(TASK DESCRIPTION) Reproduce the listing below exactly. Pictures do not belong in the copy.

***** RECORDED INFORMATION *****

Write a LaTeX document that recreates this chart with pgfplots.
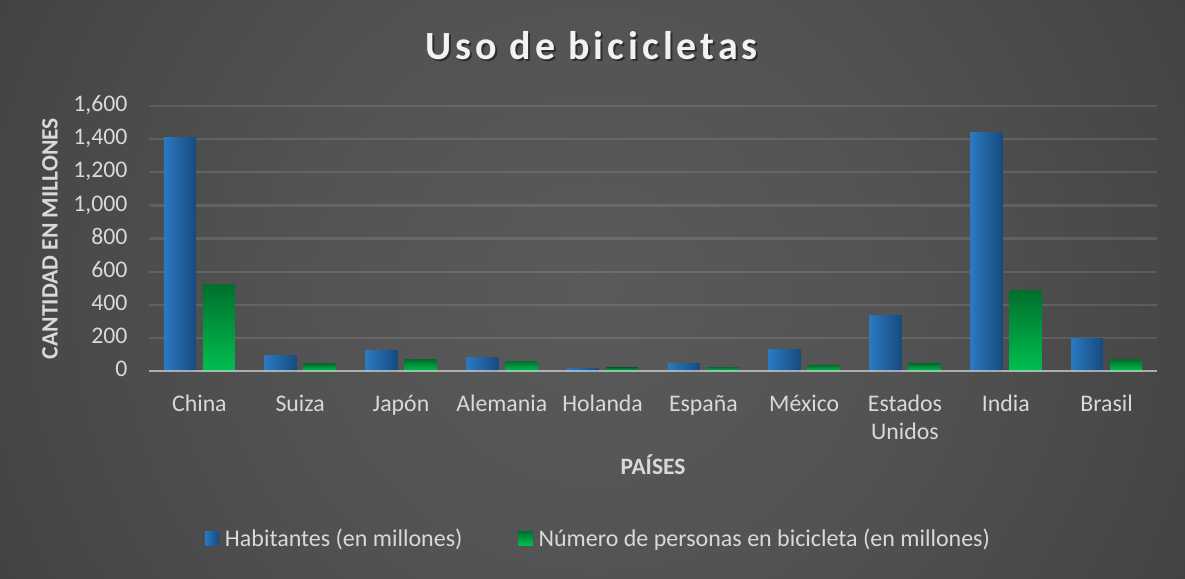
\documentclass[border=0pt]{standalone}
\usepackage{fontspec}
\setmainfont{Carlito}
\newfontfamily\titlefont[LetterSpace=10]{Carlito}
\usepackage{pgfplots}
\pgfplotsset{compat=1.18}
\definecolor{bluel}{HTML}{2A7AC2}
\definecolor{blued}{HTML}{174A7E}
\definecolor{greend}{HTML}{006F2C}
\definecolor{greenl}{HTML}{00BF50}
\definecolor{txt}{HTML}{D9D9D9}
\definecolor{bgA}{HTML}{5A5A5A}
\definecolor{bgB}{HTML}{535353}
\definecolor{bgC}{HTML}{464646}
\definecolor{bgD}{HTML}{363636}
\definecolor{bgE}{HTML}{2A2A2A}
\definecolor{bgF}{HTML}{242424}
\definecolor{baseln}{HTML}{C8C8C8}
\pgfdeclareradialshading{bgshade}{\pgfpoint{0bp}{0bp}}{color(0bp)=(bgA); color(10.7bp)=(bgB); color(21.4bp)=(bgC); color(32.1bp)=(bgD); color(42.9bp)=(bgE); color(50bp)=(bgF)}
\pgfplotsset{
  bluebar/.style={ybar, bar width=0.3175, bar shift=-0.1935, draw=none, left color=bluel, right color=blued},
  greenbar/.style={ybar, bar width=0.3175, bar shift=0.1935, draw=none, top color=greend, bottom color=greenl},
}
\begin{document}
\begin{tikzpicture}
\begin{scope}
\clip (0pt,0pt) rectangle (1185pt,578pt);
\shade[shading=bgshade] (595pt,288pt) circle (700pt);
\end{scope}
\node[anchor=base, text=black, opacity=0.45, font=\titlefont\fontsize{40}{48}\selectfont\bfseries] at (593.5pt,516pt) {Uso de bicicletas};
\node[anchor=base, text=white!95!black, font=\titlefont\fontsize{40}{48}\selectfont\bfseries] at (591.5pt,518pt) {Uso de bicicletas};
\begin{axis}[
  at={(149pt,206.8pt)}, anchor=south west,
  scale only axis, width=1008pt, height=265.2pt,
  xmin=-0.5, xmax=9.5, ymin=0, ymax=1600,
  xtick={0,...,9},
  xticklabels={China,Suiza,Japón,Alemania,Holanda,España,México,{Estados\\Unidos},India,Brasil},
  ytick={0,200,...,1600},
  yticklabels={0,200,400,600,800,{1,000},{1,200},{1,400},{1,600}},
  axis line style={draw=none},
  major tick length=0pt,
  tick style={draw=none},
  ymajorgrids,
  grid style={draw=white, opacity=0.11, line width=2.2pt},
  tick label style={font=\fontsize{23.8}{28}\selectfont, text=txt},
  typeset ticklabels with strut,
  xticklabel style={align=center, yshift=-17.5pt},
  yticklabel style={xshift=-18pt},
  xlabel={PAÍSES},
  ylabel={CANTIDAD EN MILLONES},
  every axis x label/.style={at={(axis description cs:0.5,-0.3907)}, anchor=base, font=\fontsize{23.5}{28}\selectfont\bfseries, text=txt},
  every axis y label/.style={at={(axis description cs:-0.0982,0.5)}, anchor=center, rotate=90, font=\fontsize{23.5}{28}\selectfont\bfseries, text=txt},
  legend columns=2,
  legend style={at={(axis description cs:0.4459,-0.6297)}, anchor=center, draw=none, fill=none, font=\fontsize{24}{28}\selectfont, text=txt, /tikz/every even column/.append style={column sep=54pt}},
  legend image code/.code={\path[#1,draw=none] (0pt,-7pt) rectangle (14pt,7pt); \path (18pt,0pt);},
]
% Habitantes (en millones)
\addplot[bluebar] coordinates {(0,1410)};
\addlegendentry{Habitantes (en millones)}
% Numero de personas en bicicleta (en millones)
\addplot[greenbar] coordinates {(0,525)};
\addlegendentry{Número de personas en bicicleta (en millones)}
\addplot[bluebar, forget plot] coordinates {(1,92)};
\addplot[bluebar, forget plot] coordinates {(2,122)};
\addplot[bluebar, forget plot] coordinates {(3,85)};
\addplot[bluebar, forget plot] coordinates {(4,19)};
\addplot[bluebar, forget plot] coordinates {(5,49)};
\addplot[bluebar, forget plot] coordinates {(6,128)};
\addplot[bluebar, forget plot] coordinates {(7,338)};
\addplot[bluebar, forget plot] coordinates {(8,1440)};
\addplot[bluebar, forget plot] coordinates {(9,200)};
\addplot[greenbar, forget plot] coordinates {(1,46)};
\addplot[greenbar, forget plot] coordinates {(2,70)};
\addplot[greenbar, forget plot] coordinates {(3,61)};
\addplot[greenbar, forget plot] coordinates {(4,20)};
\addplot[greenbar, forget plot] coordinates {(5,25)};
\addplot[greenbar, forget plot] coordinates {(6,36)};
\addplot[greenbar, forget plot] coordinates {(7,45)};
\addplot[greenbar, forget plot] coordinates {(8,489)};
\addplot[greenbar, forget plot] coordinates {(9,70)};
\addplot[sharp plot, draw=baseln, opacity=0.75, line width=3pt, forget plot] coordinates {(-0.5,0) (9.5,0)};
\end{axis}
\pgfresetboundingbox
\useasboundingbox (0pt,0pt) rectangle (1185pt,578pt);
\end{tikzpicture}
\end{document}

*****

(FULL OUTPUT)
Write a LaTeX document that recreates this chart with pgfplots.
\documentclass[border=0pt]{standalone}
\usepackage{fontspec}
\setmainfont{Carlito}
\newfontfamily\titlefont[LetterSpace=10]{Carlito}
\usepackage{pgfplots}
\pgfplotsset{compat=1.18}
\definecolor{bluel}{HTML}{2A7AC2}
\definecolor{blued}{HTML}{174A7E}
\definecolor{greend}{HTML}{006F2C}
\definecolor{greenl}{HTML}{00BF50}
\definecolor{txt}{HTML}{D9D9D9}
\definecolor{bgA}{HTML}{5A5A5A}
\definecolor{bgB}{HTML}{535353}
\definecolor{bgC}{HTML}{464646}
\definecolor{bgD}{HTML}{363636}
\definecolor{bgE}{HTML}{2A2A2A}
\definecolor{bgF}{HTML}{242424}
\definecolor{baseln}{HTML}{C8C8C8}
\pgfdeclareradialshading{bgshade}{\pgfpoint{0bp}{0bp}}{color(0bp)=(bgA); color(10.7bp)=(bgB); color(21.4bp)=(bgC); color(32.1bp)=(bgD); color(42.9bp)=(bgE); color(50bp)=(bgF)}
\pgfplotsset{
  bluebar/.style={ybar, bar width=0.3175, bar shift=-0.1935, draw=none, left color=bluel, right color=blued},
  greenbar/.style={ybar, bar width=0.3175, bar shift=0.1935, draw=none, top color=greend, bottom color=greenl},
}
\begin{document}
\begin{tikzpicture}
\begin{scope}
\clip (0pt,0pt) rectangle (1185pt,578pt);
\shade[shading=bgshade] (595pt,288pt) circle (700pt);
\end{scope}
\node[anchor=base, text=black, opacity=0.45, font=\titlefont\fontsize{40}{48}\selectfont\bfseries] at (593.5pt,516pt) {Uso de bicicletas};
\node[anchor=base, text=white!95!black, font=\titlefont\fontsize{40}{48}\selectfont\bfseries] at (591.5pt,518pt) {Uso de bicicletas};
\begin{axis}[
  at={(149pt,206.8pt)}, anchor=south west,
  scale only axis, width=1008pt, height=265.2pt,
  xmin=-0.5, xmax=9.5, ymin=0, ymax=1600,
  xtick={0,...,9},
  xticklabels={China,Suiza,Japón,Alemania,Holanda,España,México,{Estados\\Unidos},India,Brasil},
  ytick={0,200,...,1600},
  yticklabels={0,200,400,600,800,{1,000},{1,200},{1,400},{1,600}},
  axis line style={draw=none},
  major tick length=0pt,
  tick style={draw=none},
  ymajorgrids,
  grid style={draw=white, opacity=0.11, line width=2.2pt},
  tick label style={font=\fontsize{23.8}{28}\selectfont, text=txt},
  typeset ticklabels with strut,
  xticklabel style={align=center, yshift=-17.5pt},
  yticklabel style={xshift=-18pt},
  xlabel={PAÍSES},
  ylabel={CANTIDAD EN MILLONES},
  every axis x label/.style={at={(axis description cs:0.5,-0.3907)}, anchor=base, font=\fontsize{23.5}{28}\selectfont\bfseries, text=txt},
  every axis y label/.style={at={(axis description cs:-0.0982,0.5)}, anchor=center, rotate=90, font=\fontsize{23.5}{28}\selectfont\bfseries, text=txt},
  legend columns=2,
  legend style={at={(axis description cs:0.4459,-0.6297)}, anchor=center, draw=none, fill=none, font=\fontsize{24}{28}\selectfont, text=txt, /tikz/every even column/.append style={column sep=54pt}},
  legend image code/.code={\path[#1,draw=none] (0pt,-7pt) rectangle (14pt,7pt); \path (18pt,0pt);},
]
% Habitantes (en millones)
\addplot[bluebar] coordinates {(0,1410)};
\addlegendentry{Habitantes (en millones)}
% Numero de personas en bicicleta (en millones)
\addplot[greenbar] coordinates {(0,525)};
\addlegendentry{Número de personas en bicicleta (en millones)}
\addplot[bluebar, forget plot] coordinates {(1,92)};
\addplot[bluebar, forget plot] coordinates {(2,122)};
\addplot[bluebar, forget plot] coordinates {(3,85)};
\addplot[bluebar, forget plot] coordinates {(4,19)};
\addplot[bluebar, forget plot] coordinates {(5,49)};
\addplot[bluebar, forget plot] coordinates {(6,128)};
\addplot[bluebar, forget plot] coordinates {(7,338)};
\addplot[bluebar, forget plot] coordinates {(8,1440)};
\addplot[bluebar, forget plot] coordinates {(9,200)};
\addplot[greenbar, forget plot] coordinates {(1,46)};
\addplot[greenbar, forget plot] coordinates {(2,70)};
\addplot[greenbar, forget plot] coordinates {(3,61)};
\addplot[greenbar, forget plot] coordinates {(4,20)};
\addplot[greenbar, forget plot] coordinates {(5,25)};
\addplot[greenbar, forget plot] coordinates {(6,36)};
\addplot[greenbar, forget plot] coordinates {(7,45)};
\addplot[greenbar, forget plot] coordinates {(8,489)};
\addplot[greenbar, forget plot] coordinates {(9,70)};
\addplot[sharp plot, draw=baseln, opacity=0.75, line width=3pt, forget plot] coordinates {(-0.5,0) (9.5,0)};
\end{axis}
\pgfresetboundingbox
\useasboundingbox (0pt,0pt) rectangle (1185pt,578pt);
\end{tikzpicture}
\end{document}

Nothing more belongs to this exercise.